Now, one could argue that integrating vehicles into the ETS would cause the price per ton of CO2 in general to increase, and more CO2 reductions would take place in other sectors, like buildings or power. The problem is that, according not only to EU Commission plans, all sectors have to drastically reduce CO2in parallel in order for us to meet our agreed objectives of limiting climate change.

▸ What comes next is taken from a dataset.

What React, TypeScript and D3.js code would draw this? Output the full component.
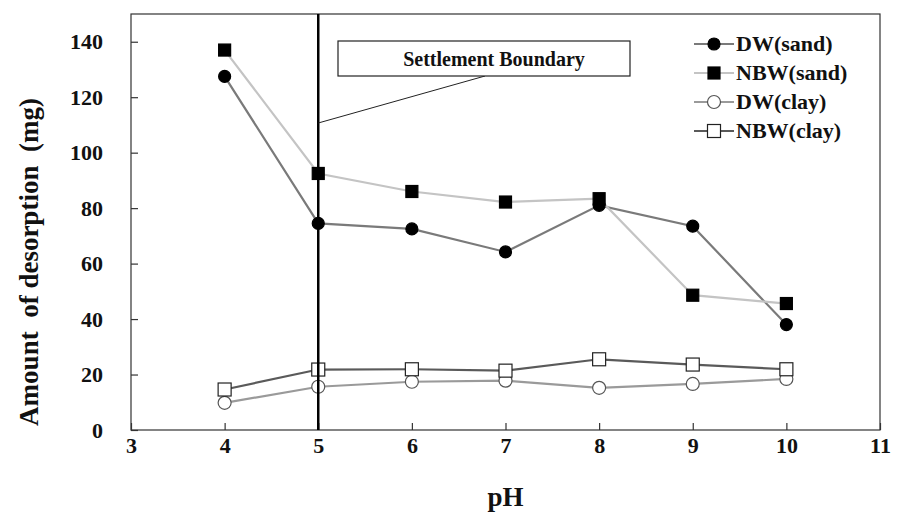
import React, { useRef, useEffect } from 'react';
import * as d3 from 'd3';

const phValues = [4, 5, 6, 7, 8, 9, 10];
const dwSand = [127.5, 74.5, 72.5, 64.2, 81, 73.5, 38];
const nbwSand = [137, 92.5, 86, 82.2, 83.4, 48.6, 45.6];
const dwClay = [9.8, 15.6, 17.4, 17.8, 15.2, 16.6, 18.4];
const nbwClay = [14.6, 21.8, 21.9, 21.4, 25.5, 23.6, 21.9];
const xTicks = [3, 4, 5, 6, 7, 8, 9, 10, 11];
const yTicks = [0, 20, 40, 60, 80, 100, 120, 140];
const seriesNames = ['DW(sand)', 'NBW(sand)', 'DW(clay)', 'NBW(clay)'];

const W = 902, H = 513;
const font = '"Liberation Serif", "Times New Roman", serif';

const App = () => {
  const svgRef = useRef<SVGSVGElement>(null);

  useEffect(() => {
    const svg = d3.select(svgRef.current);
    svg.selectAll('*').remove();

    const left = 131, right = 880, top = 14, bottom = 430;
    const x = d3.scaleLinear().domain([3, 11]).range([left, right]);
    const y = d3.scaleLinear().domain([0, 150]).range([bottom, top]);

    // frame
    svg.append('rect')
      .attr('x', left).attr('y', top)
      .attr('width', right - left).attr('height', bottom - top)
      .attr('fill', 'none').attr('stroke', '#333').attr('stroke-width', 1.2);

    // axes, ticks pointing inward
    const xAxis = d3.axisBottom(x).tickValues(xTicks).tickSize(-7).tickPadding(7);
    const gx = svg.append('g').attr('transform', `translate(0,${bottom})`).call(xAxis);
    const yAxis = d3.axisLeft(y).tickValues(yTicks).tickSize(-7).tickPadding(28);
    const gy = svg.append('g').attr('transform', `translate(${left},0)`).call(yAxis);
    [gx, gy].forEach(g => {
      g.attr('font-family', font);
      g.select('.domain').remove();
      g.selectAll('line').attr('stroke', '#333').attr('stroke-width', 1.2);
      g.selectAll('text')
        .attr('font-family', font).attr('font-weight', 'bold')
        .attr('font-size', 22).attr('fill', '#111');
    });
    gx.selectAll('text').attr('dy', '0.71em');

    // axis titles
    svg.append('text')
      .attr('transform', `translate(38,${(top + bottom) / 2 + 40}) rotate(-90)`)
      .attr('text-anchor', 'middle')
      .attr('font-family', font).attr('font-weight', 'bold').attr('font-size', 27)
      .attr('fill', '#111')
      .style('white-space', 'pre')
      .text('Amount  of desorption  (mg)');
    svg.append('text')
      .attr('x', x(7)).attr('y', 506)
      .attr('text-anchor', 'middle')
      .attr('font-family', font).attr('font-weight', 'bold').attr('font-size', 27)
      .attr('fill', '#111')
      .text('pH');

    const styles = [
      { data: dwSand, line: '#7a7a7a', marker: 'circle', fill: '#000', stroke: '#000' },
      { data: nbwSand, line: '#c4c4c4', marker: 'square', fill: '#000', stroke: '#000' },
      { data: dwClay, line: '#9a9a9a', marker: 'circle', fill: '#fff', stroke: '#555' },
      { data: nbwClay, line: '#5a5a5a', marker: 'square', fill: '#fff', stroke: '#222' },
    ];

    const lineGen = d3.line<number>()
      .x((_, i) => x(phValues[i]))
      .y(d => y(d));

    const drawMarker = (g: any, cx: number, cy: number, s: any) => {
      const open = s.fill === '#fff';
      if (s.marker === 'circle') {
        g.append('circle').attr('cx', cx).attr('cy', cy).attr('r', open ? 6.5 : 6)
          .attr('fill', s.fill).attr('stroke', s.stroke).attr('stroke-width', 1.2);
      } else {
        const sz = open ? 13 : 12;
        g.append('rect').attr('x', cx - sz / 2).attr('y', cy - sz / 2)
          .attr('width', sz).attr('height', sz)
          .attr('fill', s.fill).attr('stroke', s.stroke).attr('stroke-width', 1.2);
      }
    };

    styles.forEach(s => {
      svg.append('path').datum(s.data)
        .attr('d', lineGen).attr('fill', 'none')
        .attr('stroke', s.line).attr('stroke-width', 2.2);
    });
    styles.forEach(s => {
      const g = svg.append('g');
      s.data.forEach((v, i) => drawMarker(g, x(phValues[i]), y(v), s));
    });

    // settlement boundary at pH 5
    svg.append('line')
      .attr('x1', x(5)).attr('x2', x(5)).attr('y1', top).attr('y2', bottom)
      .attr('stroke', '#000').attr('stroke-width', 2.5);

    // annotation
    svg.append('line')
      .attr('x1', 485).attr('y1', 76).attr('x2', x(5)).attr('y2', 123)
      .attr('stroke', '#222').attr('stroke-width', 1);
    svg.append('rect')
      .attr('x', 338).attr('y', 41).attr('width', 292).attr('height', 35)
      .attr('fill', '#fff').attr('stroke', '#222').attr('stroke-width', 1.2);
    svg.append('text')
      .attr('x', 494).attr('y', 66)
      .attr('text-anchor', 'middle')
      .attr('font-family', font).attr('font-weight', 'bold').attr('font-size', 20)
      .attr('fill', '#111')
      .text('Settlement Boundary');

    // legend
    const lg = svg.append('g');
    styles.forEach((s, i) => {
      const ly = 44 + i * 29;
      lg.append('line').attr('x1', 694).attr('x2', 734).attr('y1', ly).attr('y2', ly)
        .attr('stroke', s.line).attr('stroke-width', 2.2);
      drawMarker(lg, 714, ly, s);
      lg.append('text').attr('x', 736).attr('y', ly + 7)
        .attr('font-family', font).attr('font-weight', 'bold').attr('font-size', 22)
        .attr('fill', '#111')
        .text(seriesNames[i]);
    });
  }, []);

  return (
    <svg ref={svgRef} width={W} height={H}
      style={{ position: 'absolute', left: 0, top: 0, background: '#fff' }} />
  );
};

export default App;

So far, so bad. But there is also a second important consideration: CO2 emission targets for cars are not only about climate protection, but also about consumer protection. Going from 130 g/km in 2015 to 95 g/km in 2020 would not only decrease CO2 emissions by 27% but also reduce fuel consumption and expenditures for fuel by 27%. These fuel savings are so high that they easily outweigh the necessary investments into more efficient vehicle technologies. The European Commission, in its Impact Assessment for the 95 g/km regulatory proposal, calculated cost reductions of 80 to 300 EUR per ton of CO2 abated.
Standard economic theory in this case suggests that consumers will choose much more fuel-efficient vehicles themselves, without any regulation, simply because economically it makes sense for them to do so. But this is not what we are seeing when we analyze historical trends in the EU and around the world, though.

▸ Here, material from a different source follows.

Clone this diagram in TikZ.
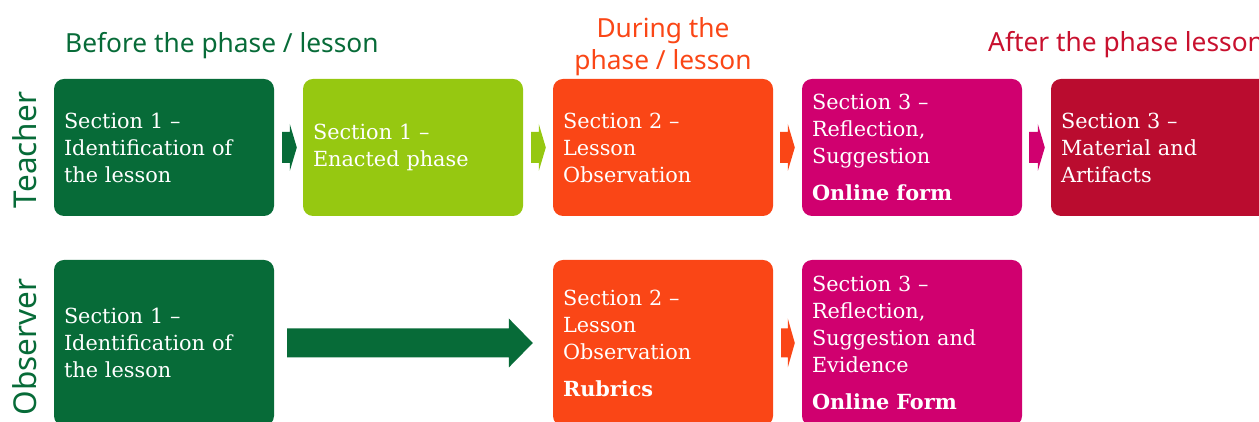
\documentclass[tikz,border=0pt]{standalone}
\usepackage{fontspec}
\setmainfont{DejaVu Serif}
\newfontfamily\headfont{Noto Sans}
\usetikzlibrary{calc}
\definecolor{darkgreen}{HTML}{076B38}
\definecolor{limegreen}{HTML}{96C811}
\definecolor{flame}{HTML}{FA4616}
\definecolor{magenta}{HTML}{D0006F}
\definecolor{crimson}{HTML}{BA0C2F}
\definecolor{headred}{HTML}{C8102E}

% block arrow: from, to, colour, start gap, end gap, head length, shaft half height, head half height
\newcommand\blockarrow[8]{%
  \fill[#3] let \p1=(#1.east), \p2=(#2.west) in
    (\x1+#4pt,\y1+#7pt) -- (\x2-#5pt-#6pt,\y1+#7pt) -- (\x2-#5pt-#6pt,\y1+#8pt)
    -- (\x2-#5pt,\y1) -- (\x2-#5pt-#6pt,\y1-#8pt) -- (\x2-#5pt-#6pt,\y1-#7pt)
    -- (\x1+#4pt,\y1-#7pt) -- cycle;}

\tikzset{
  stage/.style={fill=#1, rounded corners=10pt, text=white, text width=200pt,
    inner xsep=10pt, inner ysep=0pt, align=left,
    font=\fontsize{20.8}{27}\selectfont},
  toprow/.style={minimum height=137pt},
  bottomrow/.style={minimum height=166pt},
  heading/.style={font=\headfont\fontsize{26.3}{32}\selectfont, text=#1, inner sep=0pt},
  lane/.style={font=\headfont\fontsize{31.5}{36}\selectfont, text=darkgreen,
    rotate=90, inner sep=0pt},
}

\begin{document}
\begin{tikzpicture}[x=1pt,y=1pt]
\useasboundingbox (0,0) rectangle (1259,422);
\clip (0,0) rectangle (1259,422);

% phase headings
\node[heading=darkgreen, anchor=base west] (hbefore) at (65,369) {Before the phase / lesson};
\node[heading=flame, anchor=base, align=center] (hduring) at (663,352) {During the\\phase / lesson};
\node[heading=headred, anchor=base west] (hafter) at (988,370) {After the phase lesson};

% lane labels
\node[lane] (lteacher) at (25,272) {Teacher};
\node[lane] (lobserver) at (25,75) {Observer};

% teacher row
\node[stage=darkgreen, toprow] (t1) at (164,274.5) {Section 1 --\\Identification of\\the lesson};
\node[stage=limegreen, toprow] (t2) at (413,274.5) {Section 1 --\\Enacted phase};
\node[stage=flame, toprow] (t3) at (663,274.5) {Section 2 --\\Lesson\\Observation};
\node[stage=magenta, toprow] (t4) at (912,274.5) {Section 3 --\\Reflection,\\Suggestion\\[10pt]\textbf{Online form}};
\node[stage=crimson, toprow] (t5) at (1161,274.5) {Section 3 --\\Material and\\Artifacts};

% observer row
\node[stage=darkgreen, bottomrow] (o1) at (164,79) {Section 1 --\\Identification of\\the lesson};
\node[stage=flame, bottomrow] (o3) at (663,79) {Section 2 --\\Lesson\\Observation\\[10pt]\textbf{Rubrics}};
\node[stage=magenta, bottomrow] (o4) at (912,79) {Section 3 --\\Reflection,\\Suggestion and\\Evidence\\[10pt]\textbf{Online Form}};

% connectors
\blockarrow{t1}{t2}{darkgreen}{8}{6}{7}{15.5}{23.5}
\blockarrow{t2}{t3}{limegreen}{8}{7}{7}{15.5}{23.5}
\blockarrow{t3}{t4}{flame}{7}{7}{7}{15.5}{23.5}
\blockarrow{t4}{t5}{magenta}{7}{6}{7}{15.5}{23.5}
\blockarrow{o1}{o3}{darkgreen}{13}{20}{24}{14.5}{24.5}
\blockarrow{o3}{o4}{flame}{8}{7}{7}{14.5}{24.5}
\end{tikzpicture}
\end{document}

The underlying phenomenon is called the “energy paradox”, and it has been described in numerous scientific publications (for a recent example, see here). In short, the problem is that customers heavily discount future fuel savings and only value fuel savings for approximately the first three years. In so doing, they underestimate the savings they would get from investing in more fuel-efficient vehicles by a factor of about three. As a result, the economic optimum from a societal point of view is not reached and we are spending more on fuel and oil than makes economic sense—a classic case of market failure.
The ETS by itself cannot fix this. Mandatory vehicle CO2 targets, “pushing” new technologies into the market, in combination with CO2-based vehicle taxation, incentivizing customers to demand new technologies (“pulling” them into the market), are necessary to complete the regulatory framework.